E’ da quando un drone americano nei primi giorni di gennaio del 2020 ha ucciso a Baghdad Qassem Soleimani, capo delle forze Quds, corpo speciale delle Guardie rivoluzionarie iraniane incaricate di compiere operazioni all’estero, che sugli Stati Uniti sono aumentate le pressioni per un ritiro. Lo chiedono in Iraq quei partiti politici legati all’Iran, mentre i vertici del Pentagono accusano le milizie sciite finanziate e armate da Teheran di essere all’origine di attacchi alle basi militari irachene che ospitano anche personale internazionale.

Da una parte ci sono le preoccupazioni per una definitiva capitolazione dell’Iraq nella sfera di influenza iraniana. Le milizie sciite, forti del loro ruolo cruciale nella sconfitta dell’Isis, sono una forza non soltanto militare, ma anche politica. A ottobre, l’Iraq, che a differenza dell’Afghanistan ha istituzioni strutturate, ma egualmente corrotte, andrà alle urne. Molto di quel ritiro annunciato da Biden dipende da quanto il voto sarà favorevole all’Iran, cui Washington non vuole certo lasciare spazio di manovra nella regione.

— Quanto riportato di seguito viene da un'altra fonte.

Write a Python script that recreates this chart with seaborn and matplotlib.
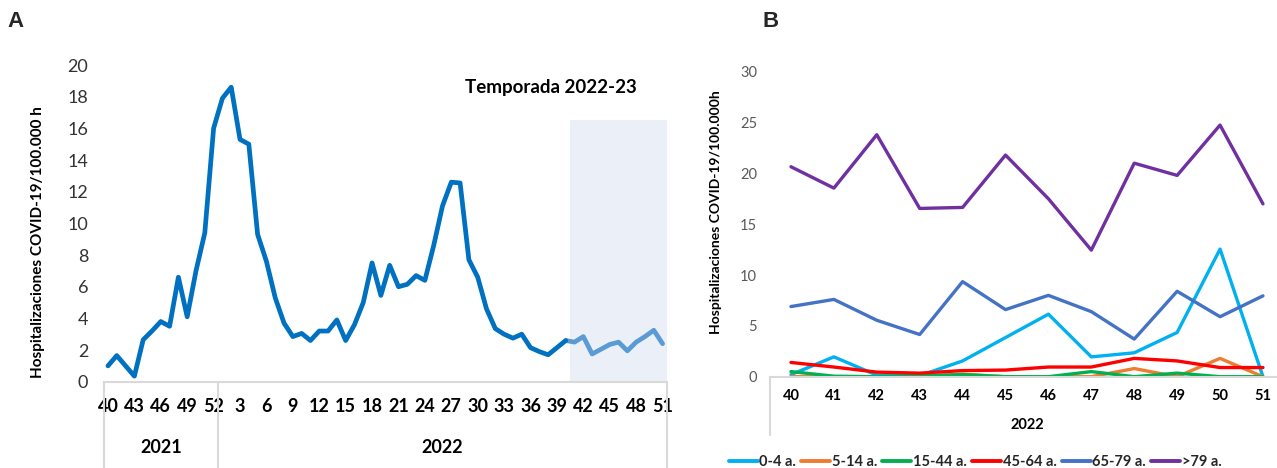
import numpy as np
import pandas as pd
import matplotlib
matplotlib.use("Agg")
import matplotlib.pyplot as plt
import matplotlib.transforms as mtransforms
from matplotlib.lines import Line2D
import seaborn as sns

# ---------------- data ----------------
# Panel A: weekly COVID-19 hospitalisation rate, week 40/2021 to week 51/2022
weeks_2021 = list(range(40, 53))
weeks_2022 = list(range(1, 52))
rate_2021 = [1.0, 1.65, 1.0, 0.35, 2.65, 3.2, 3.8, 3.5, 6.6, 4.1, 7.0, 9.4, 16.0]
rate_2022 = [17.9, 18.6, 15.3, 15.0, 9.3, 7.6, 5.3, 3.7, 2.85, 3.05,
             2.6, 3.2, 3.2, 3.9, 2.6, 3.6, 5.0, 7.5, 5.45, 7.35,
             6.0, 6.15, 6.7, 6.4, 8.6, 11.1, 12.6, 12.55, 7.7, 6.6,
             4.6, 3.35, 3.0, 2.75, 3.0, 2.15, 1.9, 1.7, 2.15, 2.6,
             2.5, 2.85, 1.75, 2.05, 2.35, 2.5, 1.95, 2.5, 2.85, 3.25,
             2.4]
season_start_week = 40      # 2022-23 season starts at week 40 of 2022
season_shade_top = 16.5
season_label = "Temporada 2022-23"

# Panel B: rate by age group, season 2022-23 (weeks 40-51 of 2022)
weeks_b = [40, 41, 42, 43, 44, 45, 46, 47, 48, 49, 50, 51]
age_groups = ["0-4 a.", "5-14 a.", "15-44 a.", "45-64 a.", "65-79 a.", ">79 a."]
rate_0_4 = [0.2, 1.95, 0.15, 0.1, 1.55, 3.85, 6.15, 1.95, 2.35, 4.35, 12.55, 0.0]
rate_5_14 = [0.0, 0.0, 0.0, 0.0, 0.25, 0.0, 0.0, 0.0, 0.8, 0.0, 1.8, 0.0]
rate_15_44 = [0.5, 0.05, 0.0, 0.1, 0.2, 0.0, 0.0, 0.5, 0.0, 0.35, 0.0, 0.0]
rate_45_64 = [1.4, 0.95, 0.45, 0.35, 0.6, 0.65, 0.95, 0.95, 1.8, 1.55, 0.9, 0.9]
rate_65_79 = [6.9, 7.6, 5.55, 4.15, 9.35, 6.6, 8.0, 6.4, 3.7, 8.4, 5.9, 7.95]
rate_80p = [20.65, 18.55, 23.8, 16.55, 16.65, 21.8, 17.5, 12.45, 21.0, 19.8, 24.75, 17.0]
year_b = "2022"

palette_b = ["#00B0F0", "#ED7D31", "#00B050", "#FF0000", "#4472C4", "#7030A0"]

# ---------------- style ----------------
sns.set_theme(style="white")
plt.rcParams["font.family"] = ["Lato", "DejaVu Sans"]
GRID = "#D9D9D9"
LETTER_FONT = ["Liberation Sans Narrow", "Liberation Sans", "DejaVu Sans"]

fig = plt.figure(figsize=(12.77, 4.68), dpi=100)

# ---------------- panel A ----------------
axA = fig.add_axes([0.0811, 0.1844, 0.4412, 0.6767])

weeks_all = weeks_2021 + weeks_2022
rate_all = rate_2021 + rate_2022
dfA = pd.DataFrame({"pos": np.arange(len(weeks_all)), "week": weeks_all,
                    "rate": rate_all})
season_pos = len(weeks_2021) + season_start_week - 1
n = len(dfA)

axA.axvspan(season_pos + 0.5, n - 0.5, ymin=0, ymax=season_shade_top / 20,
            color="#EBF0F8", lw=0, zorder=0)

past = dfA[dfA["pos"] <= season_pos]
current = dfA[dfA["pos"] >= season_pos]
sns.lineplot(data=current, x="pos", y="rate", ax=axA, color="#5B9BD5",
             lw=3.4, solid_capstyle="round", solid_joinstyle="round", zorder=2)
sns.lineplot(data=past, x="pos", y="rate", ax=axA, color="#0070C0",
             lw=3.4, solid_capstyle="round", solid_joinstyle="round", zorder=3)

axA.set_xlim(-0.5, n - 0.5)
axA.set_ylim(0, 20)
axA.set_yticks(range(0, 21, 2))
axA.set_yticklabels([str(v) for v in range(0, 21, 2)], fontsize=13, color="#333333")
tick_pos = list(range(0, n, 3))
axA.set_xticks(tick_pos)
axA.set_xticklabels([str(weeks_all[i]) for i in tick_pos], fontsize=13,
                    fontweight="bold", color="black")
axA.tick_params(axis="x", length=0, pad=12)
axA.tick_params(axis="y", length=0, pad=11)
for s in ["top", "right", "left"]:
    axA.spines[s].set_visible(False)
axA.spines["bottom"].set_color(GRID)
axA.spines["bottom"].set_linewidth(1.5)
axA.set_xlabel("")
axA.set_ylabel("Hospitalizaciones COVID-19/100.000 h", fontsize=11,
               fontweight="bold", color="black")
axA.yaxis.set_label_coords(-0.104, 0.441)

trA = mtransforms.blended_transform_factory(axA.transData, axA.transAxes)
for xs in [-0.5, len(weeks_2021) - 0.5, n - 0.5]:
    axA.plot([xs, xs], [0, -0.28], transform=trA, color=GRID, lw=1.5,
             clip_on=False)
axA.text((len(weeks_2021) - 1) / 2, -0.208, "2021", transform=trA,
         ha="center", va="center", fontsize=13, fontweight="bold", color="black")
axA.text(len(weeks_2021) + (len(weeks_2022) - 1) / 2, -0.208, "2022",
         transform=trA, ha="center", va="center", fontsize=13,
         fontweight="bold", color="black")
axA.text(0.794, 0.9305, season_label, transform=axA.transAxes, ha="center",
         va="center", fontsize=13.5, fontweight="bold", color="black")

# ---------------- panel B ----------------
axB = fig.add_axes([0.6026, 0.1951, 0.4032, 0.6517])

dfB = pd.DataFrame({"pos": list(range(len(weeks_b))) * len(age_groups),
                    "group": np.repeat(age_groups, len(weeks_b)),
                    "rate": rate_0_4 + rate_5_14 + rate_15_44 + rate_45_64
                    + rate_65_79 + rate_80p})
sns.lineplot(data=dfB, x="pos", y="rate", hue="group", hue_order=age_groups,
             palette=palette_b, ax=axB, lw=2.4, legend=False,
             solid_joinstyle="round")

axB.set_xlim(-0.5, len(weeks_b) - 0.5)
axB.set_ylim(0, 30)
axB.set_yticks(range(0, 31, 5))
axB.set_yticklabels([str(v) for v in range(0, 31, 5)], fontsize=10.5,
                    color="#595959")
axB.set_xticks(range(len(weeks_b)))
axB.set_xticklabels([str(w) for w in weeks_b], fontsize=10.5,
                    fontweight="bold", color="black")
axB.tick_params(axis="x", length=0, pad=9)
axB.tick_params(axis="y", length=0, pad=9)
for s in ["top", "right", "left"]:
    axB.spines[s].set_visible(False)
axB.spines["bottom"].set_color(GRID)
axB.spines["bottom"].set_linewidth(1.5)
axB.set_xlabel("")
axB.set_ylabel("Hospitalizaciones COVID-19/100.000h", fontsize=10,
               fontweight="bold", color="black")
axB.yaxis.set_label_coords(-0.0928, 0.539)

trB = mtransforms.blended_transform_factory(axB.transData, axB.transAxes)
axB.plot([-0.5, -0.5], [0, -0.19], transform=trB, color=GRID, lw=1.5,
         clip_on=False)
axB.text((len(weeks_b) - 1) / 2, -0.157, year_b, transform=trB, ha="center",
         va="center", fontsize=10.5, fontweight="bold", color="black")

handles = [Line2D([], [], color=c, lw=2.8) for c in palette_b]
fig.legend(handles, age_groups, loc="center", bbox_to_anchor=(0.7635, 0.0128),
           ncol=6, frameon=False, handlelength=2.0, handletextpad=0.1,
           columnspacing=0.35, borderpad=0.1,
           prop={"weight": "bold", "size": 10.5})

# ---------------- panel letters ----------------
fig.text(0.0125, 0.953, "A", fontsize=16, fontweight="bold",
         family=LETTER_FONT, ha="center", va="center")
fig.text(0.6035, 0.953, "B", fontsize=16, fontweight="bold",
         family=LETTER_FONT, ha="center", va="center")

fig.savefig("out.png", dpi=100)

Dall’altra parte, c’è chi teme che un ritiro iracheno dia nuovo coraggio all’Isis, fiaccato da anni di guerra ma ancora in agguato. Sono i curdi iracheni e siriani, al nord, a guardare con maggior sgomento alle immagini in arrivo dall’Afghanistan. Le loro televisioni hanno intervistato l’ex ambasciatore americano nel paese Douglas Silliman che ha assicurato: “Il ritiro americano non sarà completo”. L’inquietudine resta. I combattenti curdi sono stati strumentali nell’eradicazione dello Stato islamico, i maggiori alleati della coalizione internazionale sul campo, dove il successo è arrivato però anche attraverso il sostegno aereo, logistico e di intelligence americano. In Siria, a fianco dei curdi locali, sono ancora dispiegati 900 soldati americani. Rudaw, uno dei principali media del Kurdistan iracheno, ha proposto un esercizio di stile che racconta molto dei turbamenti davanti alle immagini di caos e terrore a Kabul. Il suo sito ha pubblicato l’intero primo discorso di Joe Biden dopo la caduta della capitale in mano talebana, ma con alcune sostituzioni: Iraq al posto di Afghanistan, milizie al posto di talebani.

“Siamo andati in Iraq quasi 20 anni fa con obiettivi certi: prendere coloro che ci hanno attaccato l’11 settembre 2001, e assicurarci che al Qaida non potesse utilizzare l’Iraq come base per attaccarci ancora. Lo abbiamo fatto. Abbiamo drasticamente indebolito al Qaida in Iraq. Questo accadeva 20 anni fa. La nostra missione in Iraq non è mai stata quella di costruire una nazione, di creare una democrazia centralizzata e unificata. Il nostro interesse vitale in Iraq rimane oggi quello di sempre: prevenire un attacco terroristico sul suolo americano. Sostengo a pieno la mia decisione. Dopo 20 anni, ho imparato che non ci sarebbe mai stato un buon momento per ritirare le forze americane (…) Quindi che cosa è accaduto? I leader politici iracheni si sono arresi, hanno abbandonato il paese. L’esercito iracheno è collassato, a volte senza nemmeno provare a combattere”.